PORTLAND, Ore. (KOIN 6) – According to an activist group, 26 climbers have used ropes to rappel over the St. Johns Bridge to block Shell’s Arctic icebreaker vessel.
The vessel is expected to pass under the bridge sometime on Wednesday.
Greenpeace tells KOIN 6 News that 13 people have secured themselves in place suspended from the bridge with enough supplies to last for days. The other 13 people are acting as look out and safety teams for the climbers under the bridge.
“They are standing in the way of Shell being about to go up and drill in the Artic,” Mary Nichol, the event coordinator tells KOIN.
“If Shell is able to drill in the Artic it would be an absolute disaster.”
Protester Luke Strandquist tells KOIN the protest is a once in a lifetime chance to make a difference.
“We have very clear intentions today…my intention is to be a physical block to the Fennica and keep Shell from drilling in the Artic,” Strandquist says.
“We’re all pretty experienced climbers,” he explains. He says some of the climbers have hammocks, while other have platforms and some are just on chairs.

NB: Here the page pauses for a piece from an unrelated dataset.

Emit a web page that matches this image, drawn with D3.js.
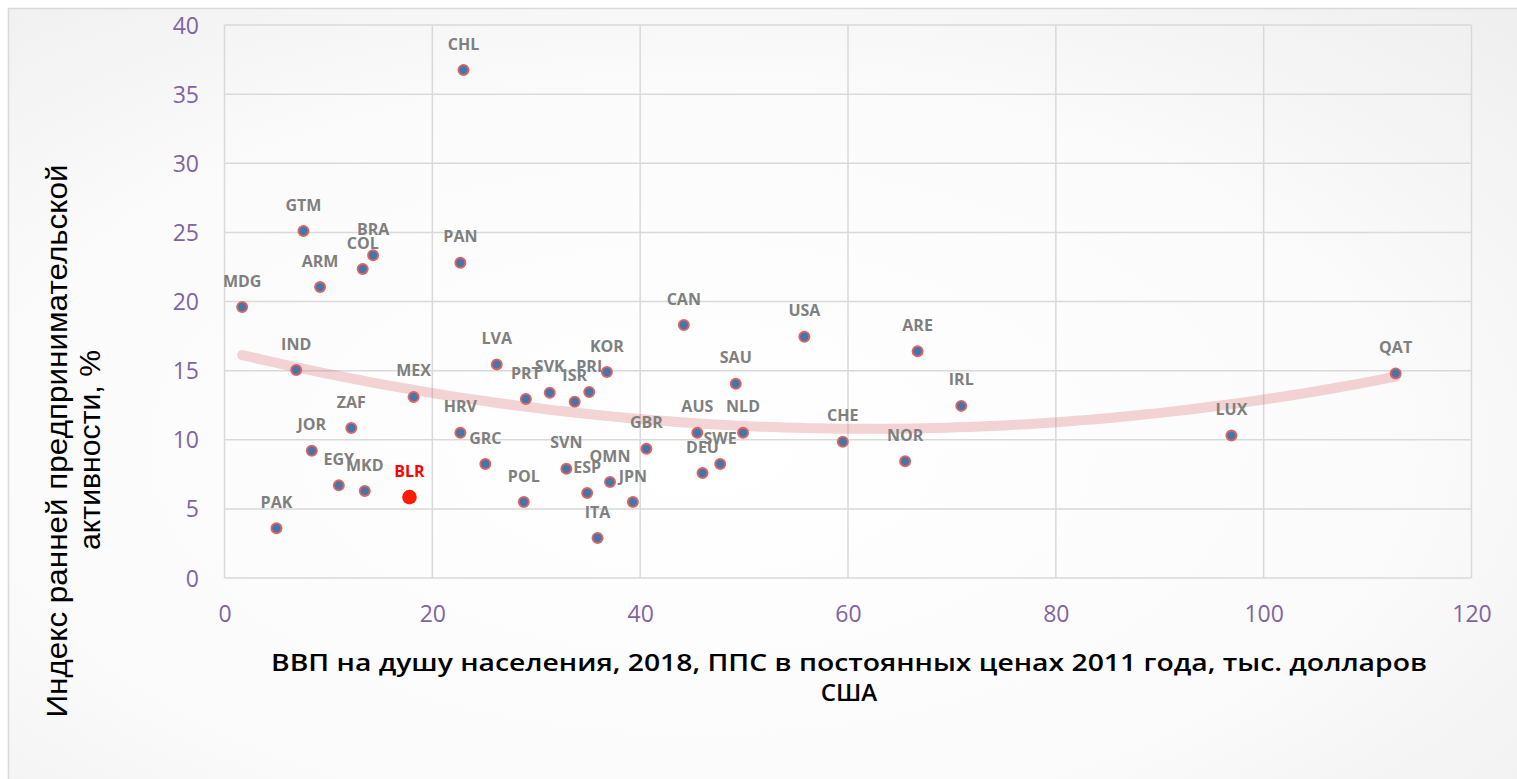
<!DOCTYPE html>
<html>
<head>
<meta charset="utf-8">
<script src="https://cdn.jsdelivr.net/npm/d3@7"></script>
<style>
  html, body { margin: 0; padding: 0; background: #ffffff; }
  svg { display: block; }
</style>
</head>
<body>
<svg id="chart" width="1517" height="779"></svg>
<script>
// ---- data ----
const countries = ["MDG","PAK","IND","GTM","JOR","ARM","EGY","ZAF","COL","MKD","BRA","BLR","MEX","HRV","PAN","CHL","GRC","LVA","POL","PRT","SVK","SVN","ISR","ESP","PRI","ITA","KOR","OMN","JPN","GBR","CAN","AUS","DEU","SWE","SAU","NLD","USA","CHE","NOR","ARE","IRL","LUX","QAT"];
const gdp = [1.7,5.0,6.9,7.6,8.4,9.2,11.0,12.2,13.3,13.5,14.3,17.8,18.2,22.7,22.7,23.0,25.1,26.2,28.8,29.0,31.3,32.9,33.7,34.9,35.1,35.9,36.8,37.1,39.3,40.6,44.2,45.5,46.0,47.7,49.2,49.9,55.8,59.5,65.5,66.7,70.9,96.9,112.7];
const tea = [19.6,3.6,15.05,25.1,9.2,21.05,6.7,10.85,22.35,6.3,23.35,5.85,13.1,10.5,22.8,36.75,8.25,15.45,5.5,12.95,13.4,7.9,12.75,6.15,13.45,2.9,14.9,6.95,5.5,9.35,18.3,10.5,7.6,8.25,14.05,10.5,17.45,9.85,8.45,16.4,12.45,10.3,14.8];
const highlight = "BLR";
const xTicks = [0,20,40,60,80,100,120];
const yTicks = [0,5,10,15,20,25,30,35,40];
const xTitleLines = ["ВВП на душу населения, 2018, ППС в постоянных ценах 2011 года, тыс. долларов", "США"];
const yTitleLines = ["Индекс ранней предпринимательской", "активности, %"];

// ---- layout ----
const svg = d3.select("#chart");
const plot = {left: 224.5, right: 1471.5, top: 25, bottom: 578};
const x = d3.scaleLinear().domain([0,120]).range([plot.left, plot.right]);
const y = d3.scaleLinear().domain([0,40]).range([plot.bottom, plot.top]);

const defs = svg.append("defs");
const rg = defs.append("radialGradient").attr("id","bg").attr("cx","45%").attr("cy","55%").attr("r","75%");
rg.append("stop").attr("offset","0%").attr("stop-color","#ffffff");
rg.append("stop").attr("offset","60%").attr("stop-color","#fbfbfb");
rg.append("stop").attr("offset","100%").attr("stop-color","#efefef");

svg.append("rect").attr("x",8.5).attr("y",8.5).attr("width",1530).attr("height",800)
  .attr("fill","url(#bg)").attr("stroke","#d9d9d9").attr("stroke-width",1.5);

// gridlines
const grid = svg.append("g");
grid.selectAll(".gy").data(yTicks).join("line")
  .attr("x1",plot.left).attr("x2",plot.right)
  .attr("y1",d=>y(d)).attr("y2",d=>y(d))
  .attr("stroke","#d9d9d9").attr("stroke-width",1.5);
grid.selectAll(".gx").data(xTicks).join("line")
  .attr("x1",d=>x(d)).attr("x2",d=>x(d))
  .attr("y1",plot.top).attr("y2",plot.bottom)
  .attr("stroke","#d9d9d9").attr("stroke-width",1.5);

// axes (labels only)
const yAxis = d3.axisLeft(y).tickValues(yTicks).tickSize(0).tickPadding(0);
const gy = svg.append("g").attr("transform",`translate(199,0)`).call(yAxis);
gy.select(".domain").remove();
gy.selectAll("text").attr("font-family","'Open Sans', sans-serif").attr("font-size",23)
  .attr("fill","#8064a2").attr("dy","0.35em").attr("x",0);

const xAxis = d3.axisBottom(x).tickValues(xTicks).tickSize(0).tickPadding(0);
const gx = svg.append("g").attr("transform",`translate(0,614)`).call(xAxis);
gx.select(".domain").remove();
gx.selectAll("text").attr("font-family","'Open Sans', sans-serif").attr("font-size",23)
  .attr("fill","#8064a2").attr("dy","0.35em").attr("y",0);

// quadratic trend (least squares)
function polyfit2(xs, ys){
  let S=[0,0,0,0,0], T=[0,0,0];
  xs.forEach((xv,i)=>{ let p=1; for(let k=0;k<5;k++){S[k]+=p; if(k<3) T[k]+=p*ys[i]; p*=xv;} });
  const A=[[S[0],S[1],S[2],T[0]],[S[1],S[2],S[3],T[1]],[S[2],S[3],S[4],T[2]]];
  for(let i=0;i<3;i++){ for(let j=i+1;j<3;j++){ const f=A[j][i]/A[i][i]; for(let k=i;k<4;k++) A[j][k]-=f*A[i][k]; } }
  const c=[0,0,0];
  for(let i=2;i>=0;i--){ let s=A[i][3]; for(let k=i+1;k<3;k++) s-=A[i][k]*c[k]; c[i]=s/A[i][i]; }
  return c;
}
const coef = polyfit2(gdp, tea);
const xmin = d3.min(gdp), xmax = d3.max(gdp);
const trend = d3.range(0,101).map(i=>{ const xv = xmin + (xmax-xmin)*i/100; return [xv, coef[0]+coef[1]*xv+coef[2]*xv*xv]; });
svg.append("path").datum(trend)
  .attr("d", d3.line().x(d=>x(d[0])).y(d=>y(d[1])).curve(d3.curveLinear))
  .attr("fill","none").attr("stroke","rgb(215,100,100)").attr("stroke-opacity",0.28)
  .attr("stroke-width",10).attr("stroke-linecap","round").attr("stroke-linejoin","round");

// points
const pts = countries.map((c,i)=>({c, gx: gdp[i], ty: tea[i]}));
const gp = svg.append("g");
gp.selectAll("circle").data(pts).join("circle")
  .attr("cx",d=>x(d.gx)).attr("cy",d=>y(d.ty))
  .attr("r",d=>d.c===highlight?7.3:5.1)
  .attr("fill",d=>d.c===highlight?"#ff1a00":"#4a74a8")
  .attr("stroke",d=>d.c===highlight?"none":"#e0655f")
  .attr("stroke-width",1.8);

// labels
gp.selectAll("text").data(pts).join("text")
  .attr("x",d=>x(d.gx)).attr("y",d=>y(d.ty)-26)
  .attr("dy","0.35em").attr("text-anchor","middle")
  .attr("font-family","'Open Sans', sans-serif").attr("font-weight",700).attr("font-size",16)
  .attr("fill",d=>d.c===highlight?"#ff0000":"#7f7f7f")
  .text(d=>d.c);

// x title
const xt = svg.append("g").attr("font-family","'Open Sans', sans-serif").attr("font-weight",600)
  .attr("font-size",24).attr("fill","#000").attr("text-anchor","middle");
xt.append("text").attr("x",849).attr("y",663).attr("dy","0.35em").text(xTitleLines[0])
  .attr("textLength",1156).attr("lengthAdjust","spacingAndGlyphs");
xt.append("text").attr("x",849).attr("y",693).attr("dy","0.35em").text(xTitleLines[1]);

// y title
const yt = svg.append("g").attr("transform","rotate(-90)")
  .attr("font-family","'Liberation Sans', Arial, sans-serif").attr("font-size",30)
  .attr("fill","#000").attr("text-anchor","middle");
yt.append("text").attr("x",-441).attr("y",67).text(yTitleLines[0])
  .attr("textLength",553).attr("lengthAdjust","spacingAndGlyphs");
yt.append("text").attr("x",-450).attr("y",100).text(yTitleLines[1])
  .attr("textLength",200).attr("lengthAdjust","spacingAndGlyphs");
</script>
</body>
</html>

Portland Police Sgt. Pete Simpson, a police spokesperson, says the agency is monitoring the situation. The St. Johns Bridge is closed to pedestrian traffic.
Vehicle traffic is being allowed to cross the bridge, however, police are warning drivers not to stop, or they could face citations or arrests.
Simpson says the Portland Police Rapid Response Team is on the scene and is specially trained to handle protesters and large crowds, but don’t intend to remove the protesters.
“They are experienced climbers. And safety is definitely our number one priority,” Nichols, the coordinator, says. “The climbers are prepared to stay here for as long as they can.”
Simpson says that when the people come off the bridge, the bureau will look into charges of trespassing.
Lt. Steve Alexander, a spokesperson with the Multnomah County Sheriff’s Office, which operates the River Patrol Unit, says MCSO crews are on scene and helping. He says the agency will not take action unless someone hits the water and needs to be rescued.
The United States Coast Guard, which is in charge of vessel traffic, is monitoring the situation.
ODOT Spokesperson Don Hamilton tells KOIN that from what they can tell, the protesters have set up their rope systems “professionally” and it does not appear to be damaging the bridge.
The Royal Dutch Shell PLC icebreaker Fennica arrived in Portland for repairs after it was damaged this month in the Aleutian Islands when it struck an underwater obstruction, tearing a gash in its hull.
“The only reason they are here in Portland is because of their own incompetence,” Nichol says.